GG: Firstly, we need to restore confidence in the banking system so that potential savers can increase the use of the services of banks. Since dollarization, it is our belief that some of the potential savers have chosen to keep their funds outside the banking system. Lines of credit have also been very limited and inflows of new money from FDI and other sources have been virtually nonexistent. BAZ will engage the appropriate stakeholders so that we can work towards creating an environment where both savers and investors have confidence in the economy as was the case in the past.
GG: The latest RBZ Monthly Bulletin shows that total banking sector deposits surged to US$ 4.02 billion during the month of May 2013 reflecting a 1.26 percent month on month increase from the US$ 3.97 billion recorded in April 2013 and roughly 12.23 percent growth on the US$3.580 billion as at May 2012. The rise and decline are directly associated with the confidence in the banking system and the performance of the economy.
GG: As far as I am aware, there is no law. The laws of the country are very clear and even in cases of dispute, there are procedures to be followed via the law courts. This also applies to cases where individuals have acquired funds via criminal activities including money laundering.
GG: The BAZ position on indigenization has always been very clear in that we believe that the sector is sufficiently indigenized. Naturally as an Association, we respect and adhere to the laws of the country.
GG: I think our principals have been engaging on this matter and our views as an Association representing all banks, has been fully articulated.
GG: As banks we agree with the concept of deposit protection and the need for the Deposit Protection Corporation to be well capitalized in order to play its role.
GG: I believe this question should really be directed at our Regulators i.e. the Central Bank and the Ministry of Finance.
GG: Both the Minister of Finance and our Regulator, Reserve Bank of Zimbabwe have been consistent in reiterating the soundness of our banking sector. As bankers, we are confident that the banking system remains sound, despite the challenges it has continued to face.

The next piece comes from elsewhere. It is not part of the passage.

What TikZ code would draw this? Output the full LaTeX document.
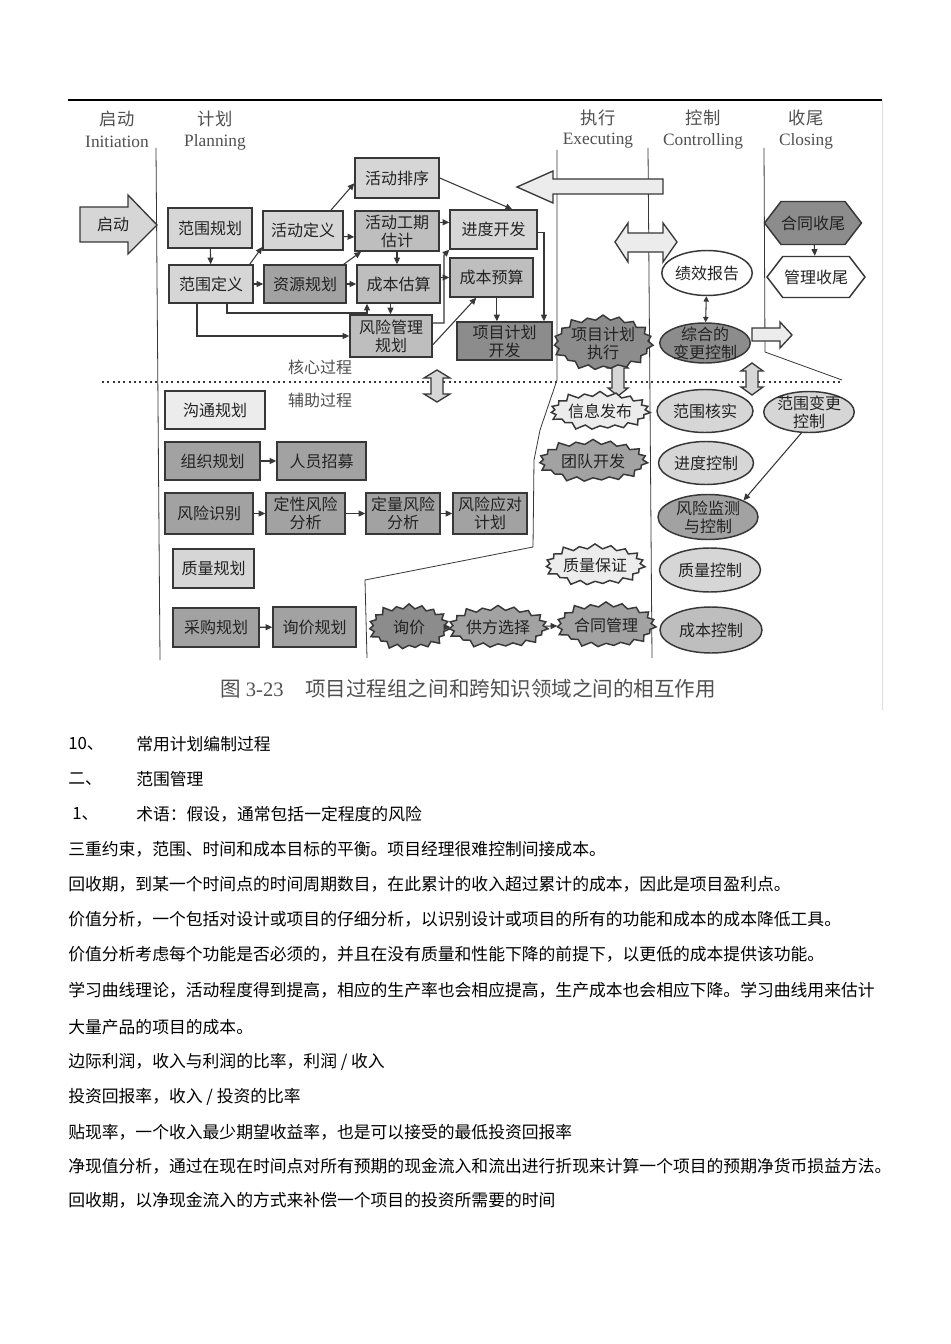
\documentclass[tikz,border=0pt]{standalone}
\usepackage{fontspec}
\setmainfont{Liberation Serif}
\newfontfamily\cjk{Noto Sans CJK SC}
\usepackage{xcolor}
\usetikzlibrary{positioning, arrows.meta, calc, shapes.geometric, shapes.symbols}
\definecolor{lineDark}{RGB}{55,55,55}
\definecolor{fillPale}{RGB}{236,236,236}
\definecolor{fillLight}{RGB}{214,214,214}
\definecolor{fillMid}{RGB}{190,190,190}
\definecolor{fillDeep}{RGB}{162,162,162}
\definecolor{fillDark}{RGB}{140,140,140}
\definecolor{textDark}{RGB}{35,35,35}
\definecolor{textMute}{RGB}{80,80,80}
\newcommand{\boxfont}{\cjk\fontsize{12}{13.5}\selectfont}
\newcommand{\bodyfont}{\cjk\fontsize{12.6}{14}\selectfont}
\newcommand{\headfont}{\fontsize{13}{15}\selectfont}

\begin{document}
\begin{tikzpicture}[
    x=0.75pt, y=-0.75pt,
    every node/.style={text=textDark},
    boxsize/.code 2 args={%
        \pgfmathsetlengthmacro\boxwd{#1*0.75}%
        \pgfmathsetlengthmacro\boxht{#2*0.75}%
        \tikzset{minimum width=\boxwd, minimum height=\boxht}},
    box/.style={draw=lineDark, line width=1.1pt, inner sep=0pt, align=center, font=\boxfont},
    oval/.style={box, shape=ellipse},
    burst/.style={box, shape=starburst, starburst points=19, starburst point height=5pt},
    hexa/.style={box, shape=signal, signal to=east and west, signal pointer angle=105},
    conn/.style={draw=lineDark, line width=0.8pt, -{Triangle[length=5pt,width=4.5pt]}},
    blockarrow/.style={draw=lineDark, line width=1pt, fill=fillPale},
    phaseline/.style={draw=lineDark, line width=0.6pt},
    headtext/.style={font=\headfont, text=textMute, inner sep=0pt},
    bodytext/.style={anchor=west, font=\bodyfont, inner sep=0pt, text=black},
]
% Canvas: 950 x 1344 px, y grows downwards
\useasboundingbox (0,0) rectangle (950,1344);
\fill[white] (0,0) rectangle (950,1344);

% --- Figure frame ---
\draw[black, line width=0.9pt] (68,100) -- (882,100);
\draw[gray!25, line width=0.6pt] (882,100) -- (882,710);

% --- Phase headers ---
\node[headtext] (hInitZh) at (117,119) {\cjk 启动};
\node[headtext] (hInitEn) at (117,142) {Initiation};
\node[headtext] (hPlanZh) at (215,119) {\cjk 计划};
\node[headtext] (hPlanEn) at (215,142) {Planning};
\node[headtext] (hExecZh) at (598,118) {\cjk 执行};
\node[headtext] (hExecEn) at (598,141) {Executing};
\node[headtext] (hCtrlZh) at (703,118) {\cjk 控制};
\node[headtext] (hCtrlEn) at (703,141) {Controlling};
\node[headtext] (hCloseZh) at (806,118) {\cjk 收尾};
\node[headtext] (hCloseEn) at (806,141) {Closing};

% --- Phase boundaries ---
\draw[phaseline] (156,148) -- (160,660);
\draw[phaseline] (557,150) -- (557,380) -- (540,430) -- (534,460) -- (533,547)
    -- (365,580) -- (367,658);
\draw[phaseline] (648,148) -- (652,658);
\draw[phaseline] (764,148) -- (765,352) -- (842,380);

% --- Core / supporting split ---
\draw[lineDark, line width=1.6pt, dash pattern=on 1.4pt off 2.6pt] (102,382) -- (842,382);
\node[headtext, font=\boxfont] (coreLbl) at (320,367) {核心过程};
\node[headtext, font=\boxfont] (suppLbl) at (320,400) {辅助过程};

% --- Block arrows ---
\draw[blockarrow, fill=fillLight] (80,207) -- (128,207) -- (128,195) -- (157,225)
    -- (128,254) -- (128,242) -- (80,242) -- cycle;
\node[font=\boxfont] (startLbl) at (113,224) {启动};
\draw[blockarrow] (663,179) -- (553,179) -- (553,171) -- (517,187) -- (553,203)
    -- (553,194) -- (663,194) -- cycle;
\draw[blockarrow] (615,242) -- (628,223) -- (628,233) -- (663,233) -- (663,223)
    -- (677,242) -- (663,262) -- (663,252) -- (628,252) -- (628,262) -- cycle;
\draw[blockarrow] (752,328) -- (780,328) -- (780,322) -- (792,335) -- (780,348)
    -- (780,341) -- (752,341) -- cycle;
\draw[blockarrow, fill=fillLight] (437,370) -- (450,378) -- (443,378) -- (443,394)
    -- (450,394) -- (437,402) -- (424,394) -- (431,394) -- (431,378) -- (424,378) -- cycle;
\draw[blockarrow, fill=fillLight] (618,360) -- (628,368) -- (624,368) -- (624,388)
    -- (628,388) -- (618,396) -- (608,388) -- (612,388) -- (612,368) -- (608,368) -- cycle;
\draw[blockarrow, fill=fillLight] (752,363) -- (763,371) -- (758,371) -- (758,387)
    -- (763,387) -- (752,395) -- (741,387) -- (746,387) -- (746,371) -- (741,371) -- cycle;

% --- Planning: core processes ---
\node[box, fill=fillLight, boxsize={84}{40}] (scopePlan) at (210,228) {范围规划};
\node[box, fill=fillLight, boxsize={84}{38}] (scopeDef)  at (211,284) {范围定义};
\node[box, fill=fillLight, boxsize={80}{39}] (actDef)    at (303,230.5) {活动定义};
\node[box, fill=fillDeep,  boxsize={82}{38}] (resPlan)   at (305,284) {资源规划};
\node[box, fill=fillLight, boxsize={84}{40}] (actSeq)    at (397,178) {活动排序};
\node[box, fill=fillMid,   boxsize={84}{40}] (actDur)    at (397,231) {活动工期\\估计};
\node[box, fill=fillMid,   boxsize={83}{38}] (costEst)   at (398.5,284) {成本估算};
\node[box, fill=fillMid,   boxsize={82}{42}] (riskPlan)  at (391,336) {风险管理\\规划};
\node[box, fill=fillLight, boxsize={87}{39}] (schedDev)  at (493.5,229.5) {进度开发};
\node[box, fill=fillMid,   boxsize={83}{39}] (costBud)   at (491.5,277.5) {成本预算};
\node[box, fill=fillDark,  boxsize={95}{38}] (planDev)   at (504.5,341) {项目计划\\开发};

\coordinate (costLoop)  at (367,313);
\coordinate (schedBend) at (444,255);

\draw[conn] (scopePlan) -- (scopeDef);
\draw[conn] (scopeDef.27) -- (actDef.202);
\draw[conn] (scopeDef) -- (resPlan);
\draw[conn] (actDef.36) -- (actSeq.187);
\draw[conn] ([yshift=-4.5pt]actDef.east) -- ([yshift=-4.5pt]actDur.west);
\draw[conn] (resPlan.27) -- (actDur.210);
\draw[conn] (resPlan) -- (costEst);
\draw[conn] ([xshift=12pt]scopeDef.south) |- (costLoop) -- (costLoop |- costEst.south);
\draw[conn] ([xshift=-10.5pt]scopeDef.south) |- (riskPlan.west);
\draw[conn] (actDur.south) -- (actDur.south |- costEst.north);
\draw[conn] ([xshift=-6pt]costEst.south) -- ([xshift=-6pt]costEst.south |- riskPlan.north);
\draw[conn] (costEst.east |- costBud.west) -- (costBud.west);
\draw[conn] ([yshift=6.5pt]actDur.east) -- ([yshift=6.5pt]actDur.east -| schedDev.west);
\draw[conn] (actSeq.east) -- ([xshift=14pt]schedDev.north);
\draw[conn] ([yshift=9.75pt]riskPlan.east) -| (schedBend) -- (schedDev.south west);
\draw[conn] (riskPlan.-12) -- (costBud.233);
\draw[conn] ([xshift=4pt]costBud.south) -- ([xshift=4pt]costBud.south |- planDev.north);
\draw[conn] ([yshift=-2.5pt]schedDev.east) -| ([xshift=29.6pt]planDev.north);

% --- Planning: supporting processes ---
\node[box, fill=fillPale,  boxsize={100}{38}] (commPlan)  at (215,410) {沟通规划};
\node[box, fill=fillDeep,  boxsize={95}{38}]  (orgPlan)   at (212.5,461) {组织规划};
\node[box, fill=fillDeep,  boxsize={89}{38}]  (staffAcq)  at (321.5,461) {人员招募};
\node[box, fill=fillDeep,  boxsize={88}{41}]  (riskId)    at (209,513.5) {风险识别};
\node[box, fill=fillDeep,  boxsize={79}{41}]  (qualRisk)  at (305.5,513.5) {定性风险\\分析};
\node[box, fill=fillDeep,  boxsize={74}{41}]  (quantRisk) at (403,513.5) {定量风险\\分析};
\node[box, fill=fillDeep,  boxsize={74}{41}]  (riskResp)  at (490,513.5) {风险应对\\计划};
\node[box, fill=fillLight, boxsize={81}{39}]  (qualPlan)  at (213.5,568.5) {质量规划};
\node[box, fill=fillDeep,  boxsize={86}{39}]  (procPlan)  at (216,627.5) {采购规划};
\node[box, fill=fillDeep,  boxsize={83}{40}]  (solPlan)   at (314.5,627) {询价规划};

\draw[conn] (orgPlan) -- (staffAcq);
\draw[conn] (riskId) -- (qualRisk);
\draw[conn] (qualRisk) -- (quantRisk);
\draw[conn] (quantRisk) -- (riskResp);
\draw[conn] (procPlan) -- (solPlan);

% --- Executing ---
\node[burst, fill=fillDark,  boxsize={90}{43}]  (planExec) at (603,343) {项目计划\\执行};
\node[burst, fill=fillPale,  boxsize={104}{43}] (infoDist) at (600,411) {信息发布};
\node[burst, fill=fillDeep,  boxsize={113}{47}] (teamDev)  at (593,461) {团队开发};
\node[burst, fill=fillPale,  boxsize={100}{46}] (qualAss)  at (595,565) {质量保证};
\node[burst, fill=fillDark,  boxsize={85}{50}]  (solicit)  at (409,627) {询价};
\node[burst, fill=fillDeep,  boxsize={80}{47}]  (srcSel)   at (498,627) {供方选择};
\node[burst, fill=fillDeep,  boxsize={97}{50}]  (conAdm)   at (606,625) {合同管理};

\draw[conn] (solicit) -- (srcSel);
\draw[conn] (srcSel) -- (conAdm);

% --- Controlling ---
\node[oval, fill=white,     boxsize={90}{45}]  (perfRep)  at (707,273) {绩效报告};
\node[oval, fill=fillDark,  boxsize={90}{40}, inner ysep=-2pt] (intChg) at (705,343) {综合的\\变更控制};
\node[oval, fill=fillLight, boxsize={96}{43}]  (scopeVer) at (705,411) {范围核实};
\node[oval, fill=fillLight, boxsize={95}{43}]  (schedCtl) at (706,463) {进度控制};
\node[oval, fill=fillDeep,  boxsize={100}{45}, inner ysep=-2pt] (riskCtl) at (708,517) {风险监测\\与控制};
\node[oval, fill=fillLight, boxsize={101}{44}] (qualCtl)  at (710,570) {质量控制};
\node[oval, fill=fillMid,   boxsize={102}{46}] (costCtl)  at (711,630) {成本控制};
\node[oval, fill=fillLight, boxsize={88}{41}, inner ysep=-2pt] (scopeChg) at (809,412) {范围变更\\控制};

\draw[draw=lineDark, line width=0.8pt, {Triangle[length=4pt,width=4pt]}-{Triangle[length=4pt,width=4pt]}]
    (perfRep) -- (intChg);
\draw[conn] (scopeChg.250) -- (riskCtl.25);

% --- Closing ---
\node[hexa, fill=fillDark, boxsize={87}{43}] (ctrClose) at (813,223) {合同收尾};
\node[hexa, fill=white,    boxsize={98}{41}] (admClose) at (816,277) {管理收尾};
\draw[conn] (ctrClose) -- (admClose);

% --- Caption ---
\node[anchor=west, inner sep=0pt, text=textMute, font=\fontsize{15.4}{17}\selectfont]
    (capNum) at (220,689) {{\cjk 图} 3-23};
\node[anchor=west, inner sep=0pt, text=textMute, font=\cjk\fontsize{15.4}{17}\selectfont]
    (capTxt) at (305,689) {项目过程组之间和跨知识领域之间的相互作用};

% --- Body text ---
\node[bodytext] (ln01a) at (68,744) {10、};
\node[bodytext] (ln01b) at (136,744) {常用计划编制过程};
\node[bodytext] (ln02a) at (68,779) {二、};
\node[bodytext] (ln02b) at (136,779) {范围管理};
\node[bodytext] (ln03a) at (72,814) {1、};
\node[bodytext] (ln03b) at (136,814) {术语：假设，通常包括一定程度的风险};
\node[bodytext] (ln04) at (68,849) {三重约束，范围、时间和成本目标的平衡。项目经理很难控制间接成本。};
\node[bodytext] (ln05) at (68,884) {回收期，到某一个时间点的时间周期数目，在此累计的收入超过累计的成本，因此是项目盈利点。};
\node[bodytext] (ln06) at (68,919) {价值分析，一个包括对设计或项目的仔细分析，以识别设计或项目的所有的功能和成本的成本降低工具。};
\node[bodytext] (ln07) at (68,954) {价值分析考虑每个功能是否必须的，并且在没有质量和性能下降的前提下，以更低的成本提供该功能。};
\node[bodytext] (ln08) at (68,990) {学习曲线理论，活动程度得到提高，相应的生产率也会相应提高，生产成本也会相应下降。学习曲线用来估计};
\node[bodytext] (ln09) at (68,1027) {大量产品的项目的成本。};
\node[bodytext] (ln10) at (68,1062) {边际利润，收入与利润的比率，利润 / 收入};
\node[bodytext] (ln11) at (68,1097) {投资回报率，收入 / 投资的比率};
\node[bodytext] (ln12) at (68,1132) {贴现率，一个收入最少期望收益率，也是可以接受的最低投资回报率};
\node[bodytext] (ln13) at (68,1166) {净现值分析，通过在现在时间点对所有预期的现金流入和流出进行折现来计算一个项目的预期净货币损益方法。};
\node[bodytext] (ln14) at (68,1200) {回收期，以净现金流入的方式来补偿一个项目的投资所需要的时间};

\end{tikzpicture}
\end{document}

GG: At the heart of a healthy financial system in any country, is a well-capitalized Central Bank that plays the role of lender of last resort and a catalytic role in activating the interbank market. At the advent of the multicurrency regime, the Central Bank, like all institutions, has not been able to play that role sufficiently due to capital constraints.
GG: We do not subscribe to the notion that the sector is overbanked. As BAZ we believe that there is a wide market for our services and that there are still a number of sectors and individuals who still require services of banks. The more banks there are, the better the choice is for all those who require services from banks. The recent Finscope survey shows that a significant number of the adult population is still excluded from the financial sector.
GG: The future of the banking sector is bright. There is great potential for the sector to continue producing innovative products to satisfy the growing economy of Zimbabwe.
GG: Different institutions have different strategies when it comes to lending or attracting deposits. Some banks will therefore have appetite of lending to manufacturers, whilst others prefer servicing sectors such as mining, agriculture, tourism etc.
GG: We believe that there is scope for the Bankers Association to widen the scope of understanding on how banks operate. It is for this reason that we have now an Advocacy Officer who will roll out a nationwide programme which we believe will educate all Zimbabweans about the operations of the banking sector including the services that banks provide.
GG: I believe it is fair that this question be directed to the Central Bank as they keep up to date records on returns by banks.